— Это называется «эврика», о которой говорил Архимед, когда человек в одну минуту, в секунду, в мгновение понимает все, как будто он в темной комнате что-то ищет, и вдруг — раз! — и кто-то ему включает свет, и он видит, как там мебель стоит.
— Как ваш отец работал? И насколько при своей занятости он включался в вашу жизнь?
— У папы было две стороны. С одной, он действительно был классическим ученым, который очень много размышлял. Он очень любил гулять пешком, и это у меня тоже от него, ходьба для меня — средство от всех проблем. Ты долго идешь в достаточно быстром темпе, и это удивительным образом упорядочивает сознание, я этим всегда пользуюсь. Это был папин способ думать. Сколько я помню, он ходил часами, руки заложены назад, и размышлял.
А когда он сидел у себя в кабинете, мы с сестрой не должны были туда заходить, поэтому под дверь подсовывали записочки: «Папа, выходи, мы хотим играть».
И была другая сторона — папа очень живой, с невероятным чувством юмора. Он хохотал, как никто. С внуками он был на одной волне, когда им было пять, шесть, семь лет. И обожал играть! Все мое детство мы играли в разные игры. Папа очень любил настольные игры, и все, что только появлялось, обязательно было у нас. Папа часто ездил за границу и привозил оттуда не вещи, чтобы продать или надеть на себя, а игры. Я в детстве играла в скрэбл с папой, это была наша любимая игра. Папа вообще очень любил жизнь.

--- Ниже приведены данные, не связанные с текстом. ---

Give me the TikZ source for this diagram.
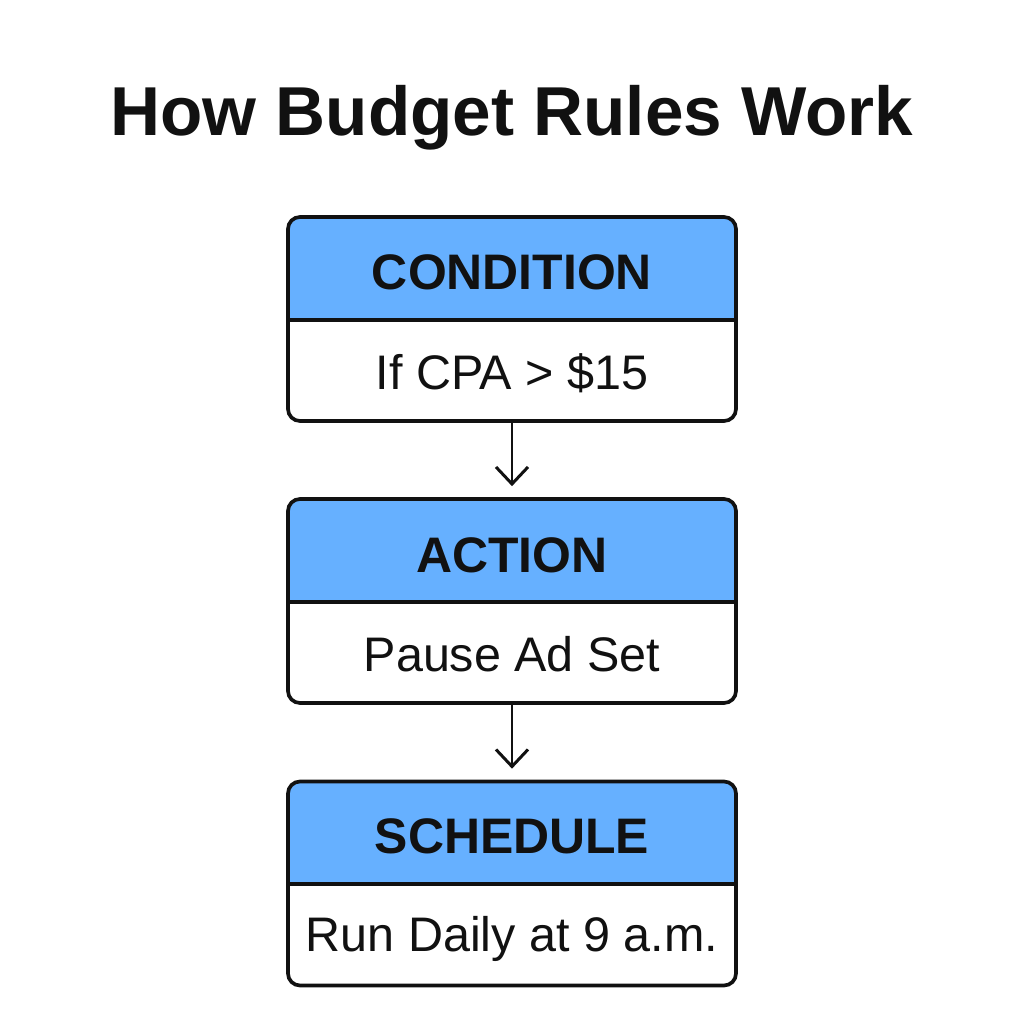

— А у вас нет идеи написать об отце? Вы говорили, жалеете, что не успели пригласить его в «Белую студию». Но, мне кажется, этот диалог, даже когда человека нет, может состояться. В его книгах, в интервью, в видеозаписях есть ответы на многие вопросы. Мне кажется, такая полувиртуальная история могла бы состояться.
— У меня была ровно такая же мысль. Когда папы не стало, я думала на эту тему, хотела записать вещи, которым он учил. Но быстро поняла, что, когда я специально пытаюсь сформулировать что-то, папа ускользает, получаются неживые мемориальные записки. Как говорил Пастернак: «Не надо заводить архива, над рукописями трястись». Все большое и важное оседает в нас, мы сами являемся этим архивом, я сама и есть книга, посвященная папе. Все, что я делаю, как живу, как размышляю, какой выбор совершаю — в этом во всем папы гораздо больше, чем в попытках запечатлеть его на бумаге.